* _PROBLEM STATEMENT_: Starting at the first line of the listing below, retype each line up to and including the one that contains "linespacing=1.47)". Leave pictures out.

** start **

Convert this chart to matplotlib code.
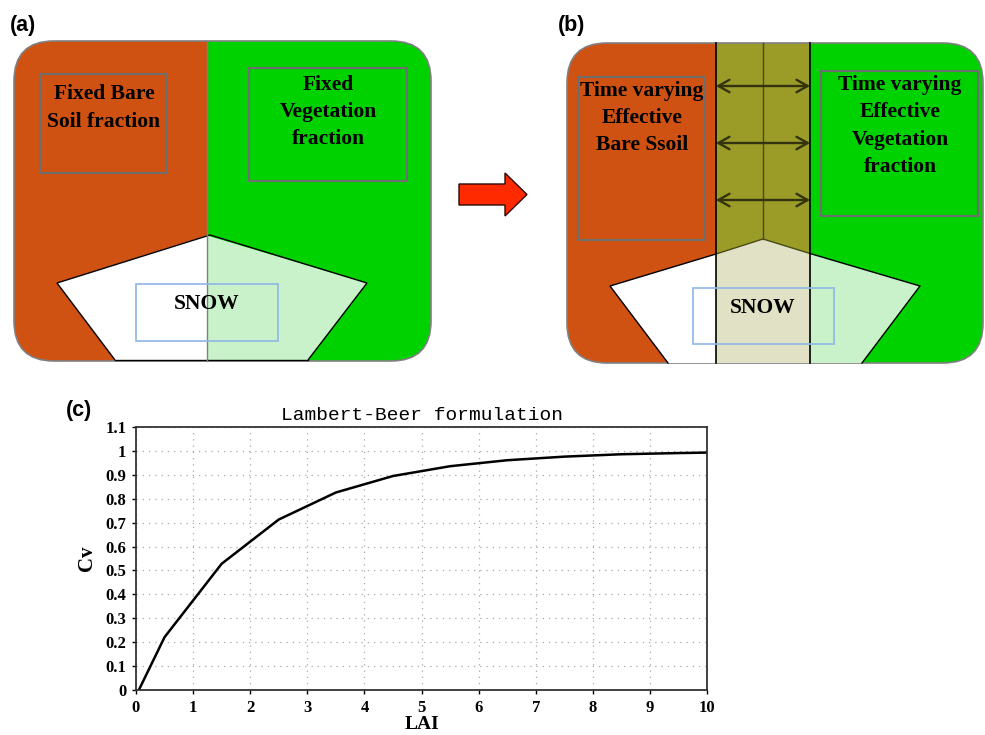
import matplotlib
matplotlib.use("Agg")
import matplotlib.pyplot as plt
from matplotlib.patches import FancyBboxPatch, Rectangle, Polygon

# panel (c) data: Lambert-Beer vegetation cover vs LAI
lai = [0.05, 0.5, 1.5, 2.5, 3.5, 4.5, 5.5, 6.5, 7.5, 8.5, 9.5, 10.0]
cv = [0.0, 0.221, 0.528, 0.713, 0.826, 0.895, 0.936, 0.961, 0.976, 0.986, 0.991, 0.993]
xticks = list(range(0, 11))
yticks = [0, 0.1, 0.2, 0.3, 0.4, 0.5, 0.6, 0.7, 0.8, 0.9, 1.0, 1.1]
ytick_labels = ["0", "0.1", "0.2", "0.3", "0.4", "0.5", "0.6", "0.7", "0.8", "0.9", "1", "1.1"]

# diagram texts
a_soil = "Fixed Bare\nSoil fraction"
a_veg = "Fixed\nVegetation\nfraction"
b_soil = "Time varying\nEffective\nBare Ssoil"
b_veg = "Time varying\nEffective\nVegetation\nfraction"

ORANGE = "#D05212"
GREEN = "#00D200"
LGREEN = "#C9F2CA"
OLIVE = "#9B9B28"
BEIGE = "#E1E1C5"
BOXGRAY = "#6E6E6E"
SNOWBOX = "#8DB6E6"

fig = plt.figure(figsize=(9.85, 7.35), dpi=100)
ax = fig.add_axes([0, 0, 1, 1])
ax.set_xlim(0, 985)
ax.set_ylim(735, 0)
ax.axis("off")

txt = dict(family="Liberation Serif", weight="bold", fontsize=15.5, ha="center", va="center",
           linespacing=1.47)


def panel_frame(x0, y0, x1, y1):
    fr = FancyBboxPatch((x0, y0), x1 - x0, y1 - y0, boxstyle="round,pad=0,rounding_size=40",
                        fc="none", ec="#808080", lw=1.2, zorder=1)
    ax.add_patch(fr)
    return fr


# ---- panel (a)
fa = panel_frame(14, 41, 431, 361)
for xs, c in [((14, 207), ORANGE), ((207, 431), GREEN)]:
    r = Rectangle((xs[0], 41), xs[1] - xs[0], 320, fc=c, ec="none", zorder=0.5)
    ax.add_patch(r)
    r.set_clip_path(fa)
ax.add_patch(Polygon([(207, 235.5), (57, 283), (115, 360), (207, 360)], fc="white", ec="none", zorder=2))
ax.add_patch(Polygon([(207, 235.5), (367, 283), (308, 360), (207, 360)], fc=LGREEN, ec="none", zorder=2))
ax.add_patch(Polygon([(115, 360), (57, 283), (210, 235), (367, 283), (308, 360)], closed=False,
                     fc="none", ec="black", lw=1.0, zorder=3))
ax.plot([115, 308], [360, 360], color="black", lw=1.0, zorder=3)
ax.plot([207, 207], [41, 361], color="#808080", lw=1.0, zorder=3)
ax.add_patch(Rectangle((40, 74), 126, 99, fc="none", ec=BOXGRAY, lw=1.5, zorder=4))
ax.add_patch(Rectangle((249, 68), 158, 113, fc="none", ec=BOXGRAY, lw=1.5, zorder=4))
ax.add_patch(Rectangle((136, 284), 142, 57, fc="none", ec=SNOWBOX, lw=1.2, zorder=4))
ax.text(104, 108, a_soil, zorder=5, **txt)
ax.text(328, 112, a_veg, zorder=5, **txt)
ax.text(207, 304, "SNOW", zorder=5, **txt)

# ---- panel (b)
fb = panel_frame(567, 43, 983, 363)
for xs, c in [((567, 716), ORANGE), ((716, 810), OLIVE), ((810, 985), GREEN)]:
    r = Rectangle((xs[0], 43), xs[1] - xs[0], 320, fc=c, ec="none", zorder=0.5)
    ax.add_patch(r)
    r.set_clip_path(fb)
ax.add_patch(Polygon([(716, 254), (610, 286), (668, 363), (716, 363)], fc="white", ec="none", zorder=2))
ax.add_patch(Polygon([(716, 254), (763, 239), (810, 253.5), (810, 363), (716, 363)], fc=BEIGE,
                     ec="none", zorder=2))
ax.add_patch(Polygon([(810, 253.5), (920, 286), (862, 363), (810, 363)], fc=LGREEN, ec="none", zorder=2))
ax.plot([668, 610, 716], [363, 286, 254], color="black", lw=1.0, zorder=3)
ax.plot([716, 763, 810], [254, 239, 253.5], color="#4A4A18", lw=1.0, zorder=3)
ax.plot([810, 920, 862], [253.5, 286, 363], color="black", lw=1.0, zorder=3)
ax.plot([763, 763], [43, 239], color="#4A4A18", lw=1.0, zorder=3)
for xv in (716, 810):
    ax.plot([xv, xv], [43, 363], color="black", lw=1.2, zorder=3)
for yv in (86, 143, 200):
    ax.annotate("", xy=(810, yv), xytext=(716, yv), zorder=4,
                arrowprops=dict(arrowstyle="<->,head_length=0.8,head_width=0.45",
                                color="#33330F", lw=1.7, shrinkA=0, shrinkB=0))
ax.add_patch(Rectangle((578, 77), 127, 163, fc="none", ec=BOXGRAY, lw=1.5, zorder=4))
ax.add_patch(Rectangle((821, 71), 157, 145, fc="none", ec=BOXGRAY, lw=1.5, zorder=4))
ax.add_patch(Rectangle((693, 288), 141, 56, fc="none", ec=SNOWBOX, lw=1.2, zorder=4))
ax.text(642, 118, b_soil, zorder=5, **txt)
ax.text(900, 126, b_veg, zorder=5, **txt)
ax.text(763, 308, "SNOW", zorder=5, **txt)

# red arrow between (a) and (b)
ax.add_patch(Polygon([(459, 184), (505, 184), (505, 173), (527, 194.5), (505, 216), (505, 205),
                      (459, 205)], fc="#FF2A00", ec="#2A0A00", lw=1.0, zorder=4))

# panel labels
lab = dict(family="Liberation Sans", weight="bold", fontsize=15.5, ha="left", va="center")
ax.text(10, 25, "(a)", **lab)
ax.text(558, 25, "(b)", **lab)
ax.text(66, 410, "(c)", **lab)

# ---- panel (c)
axc = fig.add_axes([136 / 985, 1 - 690 / 735, 571 / 985, 263 / 735])
axc.plot(lai, cv, color="black", lw=1.8)
axc.set_xlim(0, 10)
axc.set_ylim(0, 1.1)
axc.set_xticks(xticks)
axc.set_yticks(yticks)
axc.set_yticklabels(ytick_labels)
axc.grid(True, linestyle=(0, (1, 4)), color="#A8A8A8", lw=0.9)
for s in axc.spines.values():
    s.set_color("#333333")
    s.set_linewidth(1.3)
    s.set_linestyle((0, (4, 1)))
axc.tick_params(direction="out", length=3, width=1, pad=4)
for t in axc.get_xticklabels() + axc.get_yticklabels():
    t.set_family("Liberation Serif")
    t.set_weight("bold")
    t.set_fontsize(12)
axc.set_title("Lambert-Beer formulation", family="Liberation Mono", fontsize=14, pad=5)
axc.set_xlabel("LAI", family="Liberation Serif", weight="bold", fontsize=14, labelpad=0)
axc.set_ylabel("Cv", family="Liberation Serif", weight="bold", fontsize=15, labelpad=6)

fig.savefig("out.png", dpi=100)
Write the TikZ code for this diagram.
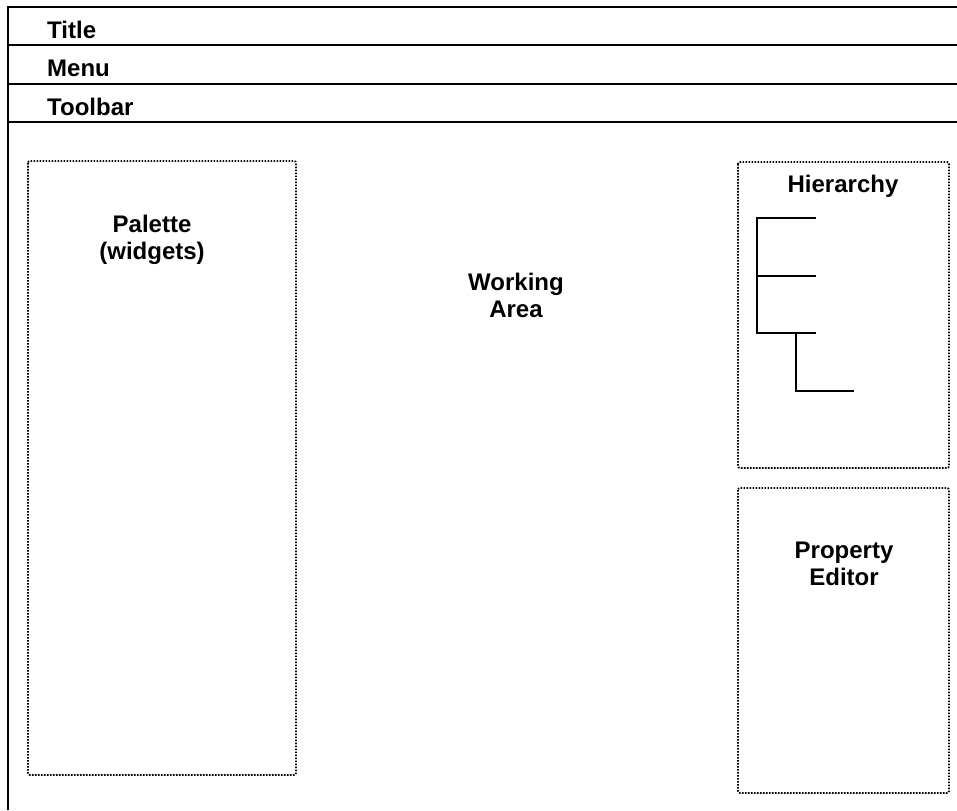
\documentclass[tikz,border=0pt]{standalone}
\usepackage{fontspec}
\setmainfont{Liberation Sans}
\begin{document}
\begin{tikzpicture}[x=1pt,y=-1pt,
  frame/.style={line width=1.8pt,black},
  panel/.style={draw,line width=1.8pt,dash pattern=on 1.6pt off 1.4pt,rounded corners=2pt},
  lbl/.style={font=\fontsize{24}{27}\selectfont\bfseries,inner sep=0pt,align=center},
  tree/.style={line width=1.5pt}]
\useasboundingbox (0,0) rectangle (957,810);
% frame
\coordinate (fbl) at (8,810);
\coordinate (ftl) at (8,7);
\coordinate (ftr) at (957,7);
\coordinate (m1l) at (8,45);  \coordinate (m1r) at (957,45);
\coordinate (m2l) at (8,84);  \coordinate (m2r) at (957,84);
\coordinate (m3l) at (8,122); \coordinate (m3r) at (957,122);
\draw[frame] (fbl) -- (ftl) -- (ftr);
\draw[frame] (m1l) -- (m1r);
\draw[frame] (m2l) -- (m2r);
\draw[frame] (m3l) -- (m3r);
\node[lbl,anchor=base west] (title) at (47,39) {Title};
\node[lbl,anchor=base west] (menu) at (47,77) {Menu};
\node[lbl,anchor=base west] (toolbar) at (47,116) {Toolbar};
% panels
\draw[panel] (28,161) rectangle (296,775);
\draw[panel] (738,162) rectangle (949,468);
\draw[panel] (738,488) rectangle (949,793);
\node[lbl] (palette) at (152,240) {Palette\\(widgets)};
\node[lbl] (work) at (516,295) {Working\\Area};
\node[lbl,anchor=base] (hier) at (843,193) {Hierarchy};
\node[lbl] (prop) at (844,564) {Property\\Editor};
% tree
\coordinate (t1) at (757,218); \coordinate (t1e) at (816,218);
\coordinate (t2) at (757,276); \coordinate (t2e) at (816,276);
\coordinate (t3) at (757,333); \coordinate (t3e) at (816,333);
\coordinate (s1) at (796,333); \coordinate (s2) at (796,391); \coordinate (s2e) at (854,391);
\draw[tree] (t1e) -- (t1) -- (t3) -- (t3e);
\draw[tree] (t2) -- (t2e);
\draw[tree] (s1) -- (s2) -- (s2e);
\end{tikzpicture}
\end{document}
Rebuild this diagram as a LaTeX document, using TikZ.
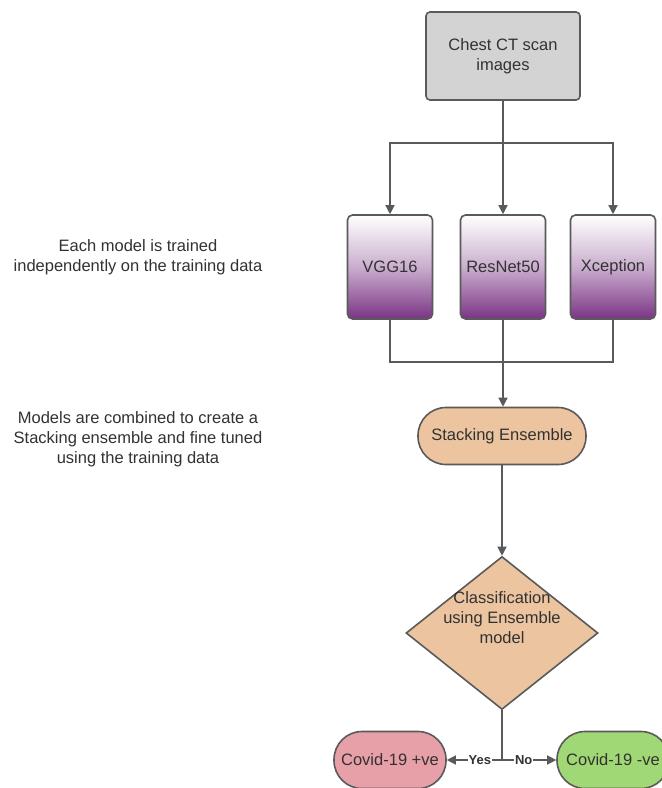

** end **

* _THE SOLUTION_:
Convert this chart to matplotlib code.
import matplotlib
matplotlib.use("Agg")
import matplotlib.pyplot as plt
from matplotlib.patches import FancyBboxPatch, Rectangle, Polygon

# panel (c) data: Lambert-Beer vegetation cover vs LAI
lai = [0.05, 0.5, 1.5, 2.5, 3.5, 4.5, 5.5, 6.5, 7.5, 8.5, 9.5, 10.0]
cv = [0.0, 0.221, 0.528, 0.713, 0.826, 0.895, 0.936, 0.961, 0.976, 0.986, 0.991, 0.993]
xticks = list(range(0, 11))
yticks = [0, 0.1, 0.2, 0.3, 0.4, 0.5, 0.6, 0.7, 0.8, 0.9, 1.0, 1.1]
ytick_labels = ["0", "0.1", "0.2", "0.3", "0.4", "0.5", "0.6", "0.7", "0.8", "0.9", "1", "1.1"]

# diagram texts
a_soil = "Fixed Bare\nSoil fraction"
a_veg = "Fixed\nVegetation\nfraction"
b_soil = "Time varying\nEffective\nBare Ssoil"
b_veg = "Time varying\nEffective\nVegetation\nfraction"

ORANGE = "#D05212"
GREEN = "#00D200"
LGREEN = "#C9F2CA"
OLIVE = "#9B9B28"
BEIGE = "#E1E1C5"
BOXGRAY = "#6E6E6E"
SNOWBOX = "#8DB6E6"

fig = plt.figure(figsize=(9.85, 7.35), dpi=100)
ax = fig.add_axes([0, 0, 1, 1])
ax.set_xlim(0, 985)
ax.set_ylim(735, 0)
ax.axis("off")

txt = dict(family="Liberation Serif", weight="bold", fontsize=15.5, ha="center", va="center",
           linespacing=1.47)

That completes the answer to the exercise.